With the Nasdaq down around 8% from its March 5 high, it may feel like the whole world is just caving in.
The sell-off in the tech heavy index compares to the 3% decline in the S&P 500 during that same period.
But surely most of you are long-term investors, and therefore would prefer some long-term context.
Early today, Crossing Wall Street’s Eddy Elfenbein posted a seven-year chart of the Dow, the S&P 500, and the Nasdaq. It illustrated how the Nasdaq far outperformed the other two indices sharply since the beginning of the bull market in March 2009.
Jonathan Golub of RBC Capital Markets communicates a similar observation in a note to clients today.
It’s the ratio of the Nasdaq to the S&P 500 since a year ago. As you can see, the Nasdaq has far outpaced the S&P, and it has just barely begun to close that gap.
Basically, it shows that the Nasdaq investor is still way ahead of the S&P 500 investor in the past year.
Like many on Wall Street, Golub is reluctant to recommend selling unless a more obvious reason becomes apparent.

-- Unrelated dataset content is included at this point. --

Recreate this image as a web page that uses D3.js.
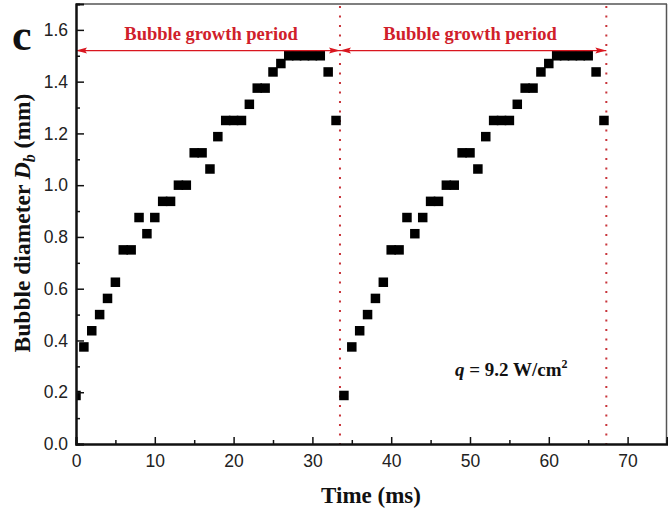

“While the market is roughly flat for the year, the recent leadership rotation is causing understandable angst for many investors,” he wrote. “We remain comfortable with our 2,075 S&P 500 target and cyclical sector bias, including overweights in Financials, Industrials, Discretionary and Health Care. We would be more apt to change this outlook if we saw signs of either fundamental deterioration in the economy or indications that Fed policy was negatively impacting markets. Neither of these conditions are present, in our view.”